Outre les moratoires, le projet de loi de finances prévoit l’obligation, pour le Gouvernement, de remettre au Parlement, avant le 1er juin 2020, « un rapport relatif à la fiscalité appliquée aux revenus de source française des contribuables fiscalement domiciliés hors de France ». Ce rapport servira « de base à d’éventuelles corrections et améliorations pour l’établissement du projet de loi de finances pour 2021 ». La question de l’application de la décote à l’ensemble des non-résidents devrait également être examinée dans ce cadre.

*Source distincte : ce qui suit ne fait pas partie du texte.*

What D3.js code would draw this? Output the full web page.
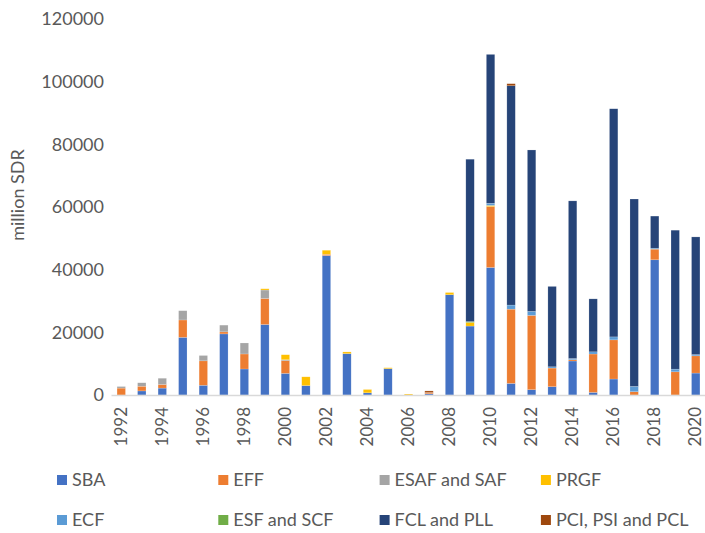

Il est également à noter que le projet de loi de finances prévoit l’inclusion, dans le champ des personnes considérées comme fiscalement domiciliées en France, des agents des collectivités territoriales et de la fonction publique hospitalière qui exercent leurs fonctions dans un pays étranger et ne sont pas soumis dans ce pays à un impôt personnel sur l’ensemble de leurs revenus. Ces agents seront ainsi traités fiscalement comme les agents de l’État en poste à l’étranger (non-application de la retenue à la source spécifique des non-résidents ; exemption du taux minimum d’imposition ; déductibilité des charges ; bénéfice du mécanisme de la décote ; bénéfice des réductions et crédits d’impôt sur le revenu ; etc.).
Lors de la première lecture, j’avais déposé plusieurs amendements, qui n’ont malheureusement pas été adoptés :
- inclusion, dans le champ des personnes considérées comme fiscalement domiciliées en France, des agents relevant d’une personne morale de droit public en poste à l’étranger ;
- application automatique du taux moyen d’imposition aux revenus de source française perçus par les non-résidents ;
- possibilité, pour les non-résidents sollicitant l’application du taux moyen d’imposition, de déduire des prestations compensatoires de leurs revenus mondiaux ;
- possibilité, pour tous les non-résidents tirant l’essentiel de leurs revenus de la France (au moins 75% des revenus mondiaux), de déduire leurs charges de leurs revenus mondiaux ;
- possibilité, pour tous les non-résidents tirant l’essentiel de leurs revenus de la France (au moins 75% des revenus mondiaux), de bénéficier de la décote ;
- extension de la liste des thèmes devant être abordés dans le rapport du Gouvernement relatif à la fiscalité des non-résidents (application automatique du taux moyen d’imposition, mise à la disposition des non-résidents un simulateur de calcul de l’impôt sur le revenu) ;
- exonération des conjoints étrangers de Français de toute taxe liée à la délivrance ou au renouvellement de leur titre de séjour (recommandation formulée par le Défenseur des droits) ;
- abaissement de 340 à 200 euros du montant du droit de visa de régularisation devant être acquitté par les étrangers en situation irrégulière au moment de la délivrance de leur premier titre de séjour (un amendement identique a été adopté en nouvelle lecture par l’Assemblée nationale).